# stokes

• May 14th 2010, 04:38 AM
alexandrabel90
stokes
May I know what is wrong with my workings?

http://i752.photobucket.com/albums/x.../Question4.jpg
• May 14th 2010, 09:59 AM
Jester
Quote:

Originally Posted by alexandrabel90
May I know what is wrong with my workings?

http://i752.photobucket.com/albums/x.../Question4.jpg

Yes - two things. First ${\bf n} = <1,1,1>$ and second, it has to be a unit normal so you have to divide each component by $\sqrt{3}$ .
• May 14th 2010, 10:19 AM
alexandrabel90
must it always be a normal vector?

because i thought i can actually use N(x,y) = (-fx, -fy,1) dA where dA is the area on the xy plane.
• May 15th 2010, 03:18 AM
HallsofIvy
There are two ways of thinking about this. A vector integral over a surface is usually written " $\int\int \vec{f}\cdot\vec{n}dS$" where n is a unit normal vector to the surface and $dS$ is the "differential of surface area".

Here, the surface is the plane x+ y+ z= 5. The way I prefer to calculate dS is to write z= 5- x- y so that the "position vector" of any point in the plane is $\vec{X}(x,y)= x\vec{i}+ y\vec{j}+ z\vec{k}= x\vec{i}+ y\vec{j}+ (5- x- y)\vec{k}$ in terms of the two parameters x and y. Now, the derivative vectors $\vec{X}_x= \vec{i}- \vec{k}$ and $\vec{X}_y= \vec{j}- \vec{k}$ are in the tangent plane and their cross product, $\vec{X}_x\times\vec{X}_y= \vec{i}+ \vec{j}+ \vec{k}$ is normal to the surface (you could have gotten that from the fact that $A\vec{i}+ B\vec{j}+ C\vec{k}$ is normal to Ax+ By+ Cz= D) and has length $\sqrt{3}$ so that $\vec{n}= \frac{1}{\sqrt{3}}\vec{i}+ \frac{1}{\sqrt{3}}\vec{j}+ \frac{1}{\sqrt{3}}\vec{k}$ is the unit normal and the "differential of surface area" is the length of that vector times dxdy or $\sqrt{3}dxdy$.

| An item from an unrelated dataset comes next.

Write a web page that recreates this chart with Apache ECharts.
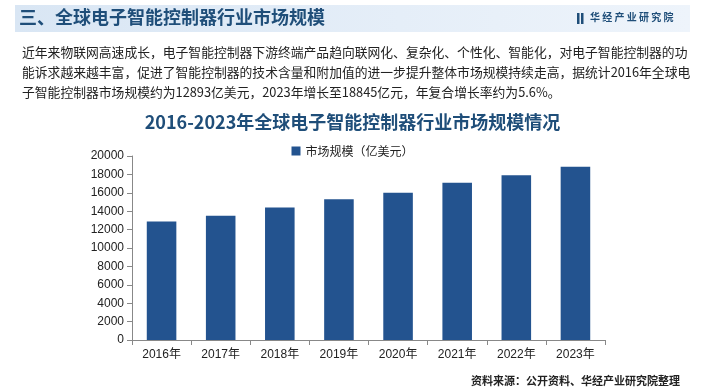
<!DOCTYPE html>
<html><head><meta charset="utf-8">
<script src="https://cdn.jsdelivr.net/npm/echarts@6/dist/echarts.min.js"></script>
<style>html,body{margin:0;padding:0;background:#fff}#c{width:705px;height:392px}</style>
</head><body><div id="c"></div>
<script>
const categories = ['2016年','2017年','2018年','2019年','2020年','2021年','2022年','2023年'];
const marketSize = [12893, 13500, 14400, 15300, 16000, 17100, 17900, 18845];
const seriesName = '市场规模（亿美元）';
const yTicks = {min: 0, max: 20000, interval: 2000};
const headerTitle = '三、全球电子智能控制器行业市场规模';
const paragraph = [
  '近年来物联网高速成长，电子智能控制器下游终端产品趋向联网化、复杂化、个性化、智能化，对电子智能控制器的功',
  '能诉求越来越丰富，促进了智能控制器的技术含量和附加值的进一步提升整体市场规模持续走高，据统计2016年全球电',
  '子智能控制器市场规模约为12893亿美元，2023年增长至18845亿元，年复合增长率约为5.6%。'
];
const chartTitle = '2016-2023年全球电子智能控制器行业市场规模情况';
const sourceText = '资料来源：公开资料、华经产业研究院整理';
const brand = '华 经 产 业 研 究 院';

const cjk = '"Noto Sans CJK SC", sans-serif';
const chart = echarts.init(document.getElementById('c'));
const paraEls = paragraph.map((t, i) => ({
  type: 'text', left: 22, top: 46 + i * 20,
  style: {text: t, fontSize: 12.8, fontFamily: cjk, fill: '#222'}
}));
chart.setOption({
  animation: false,
  title: {
    text: chartTitle, left: 'center', top: 108,
    textStyle: {fontSize: 18, fontWeight: 'bold', fontFamily: cjk, color: '#1f4e79'}
  },
  legend: {
    top: 140, left: 'center', icon: 'rect', itemWidth: 9, itemHeight: 9, itemGap: 4,
    textStyle: {fontSize: 12, fontFamily: cjk, color: '#222'},
    data: [seriesName]
  },
  grid: {left: 132, right: 100, top: 156, bottom: 52},
  xAxis: {
    type: 'category', data: categories,
    axisLine: {lineStyle: {color: '#888'}},
    axisTick: {show: true, length: 5, lineStyle: {color: '#888'}},
    axisLabel: {fontSize: 12, color: '#222', fontFamily: 'Liberation Sans, ' + cjk, margin: 9}
  },
  yAxis: {
    type: 'value', min: yTicks.min, max: yTicks.max, interval: yTicks.interval,
    axisLine: {show: true, lineStyle: {color: '#888'}},
    axisTick: {show: true, length: 5, lineStyle: {color: '#888'}},
    splitLine: {show: false},
    axisLabel: {fontSize: 12, color: '#222', fontFamily: 'Liberation Sans', margin: 8,
      formatter: v => String(v)}
  },
  series: [{
    name: seriesName, type: 'bar', data: marketSize, barWidth: '50%',
    itemStyle: {color: '#23538f'}
  }],
  graphic: [
    {type: 'rect', left: 15, top: 5, shape: {width: 675, height: 27},
     style: {fill: new echarts.graphic.LinearGradient(0, 0, 1, 0, [
       {offset: 0, color: '#d9e6f4'}, {offset: 1, color: '#eef4fb'}])}},
    {type: 'text', left: 19, top: 8,
     style: {text: headerTitle, fontSize: 18, fontWeight: 'bold', fontFamily: cjk, fill: '#1f4e79'}},
    {type: 'rect', left: 577, top: 13, shape: {width: 2.5, height: 11}, style: {fill: '#1f4e79'}},
    {type: 'rect', left: 581, top: 13, shape: {width: 2.5, height: 11}, style: {fill: '#1f4e79'}},
    {type: 'text', left: 590, top: 12,
     style: {text: brand, fontSize: 10, fontWeight: 'bold', fontFamily: cjk, fill: '#1f4e79'}},
    ...paraEls,
    {type: 'text', right: 25, top: 375,
     style: {text: sourceText, fontSize: 11, fontWeight: 'bold', fontFamily: cjk, fill: '#222'}}
  ]
});
</script></body></html>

That is, here $\vec{n}dS= (\frac{1}{\sqrt{3}}\vec{i}+ \frac{1}{\sqrt{3}}\vec{j}+ \frac{1}{\sqrt{3}}\vec{k})\sqrt{3}dxdy= (\vec{i}+ \vec{j}+ \vec{k})dxdy$. The two "lengths", $\sqrt{3}$, cancel!

That is why I prefer to write " $d\vec{S}$" and write the integral of a vector function over a surface as $\int\int \vec{f}\cdot d\vec{S}$ to begin with.

Here, $\nabla\times\vec{f}= \vec{i}+ \vec{j}+ \vec{k}$ and $d\vec{S}= (\vec{i}+ \vec{j}+ \vec{k})dxdy$ so that $\nabla\times\vec{f}\cdot d\vec{S}= 3dxdy$ so that the integral is just 3 times the area of the surface- which is a "square of side length 2".

Note that $\vec{X}_x\times\vec{X}_y= -\vec{X}_y\times\vec{X}_x$ so that you have to choose in which order you will take the cross product. I took $\vec{X}_x\times\vec{X}_y= \vec{i}+ \vec{j}+ \vec{k}$ rather than $\vec{X}_y\times\vec{X}_y= -\vec{i}- \vec{j}- \vec{k}$.

That is equivalent to choosing an orientation for the surface and for its boundary. Here we are told "oriented clockwise as seen from the origin". Given that orientation for the boundary, a person "walking around" the boundary, with left side toward the interior, would have his/her head in the positive z direction. That means that we must choose the sign so that the z-component is positive.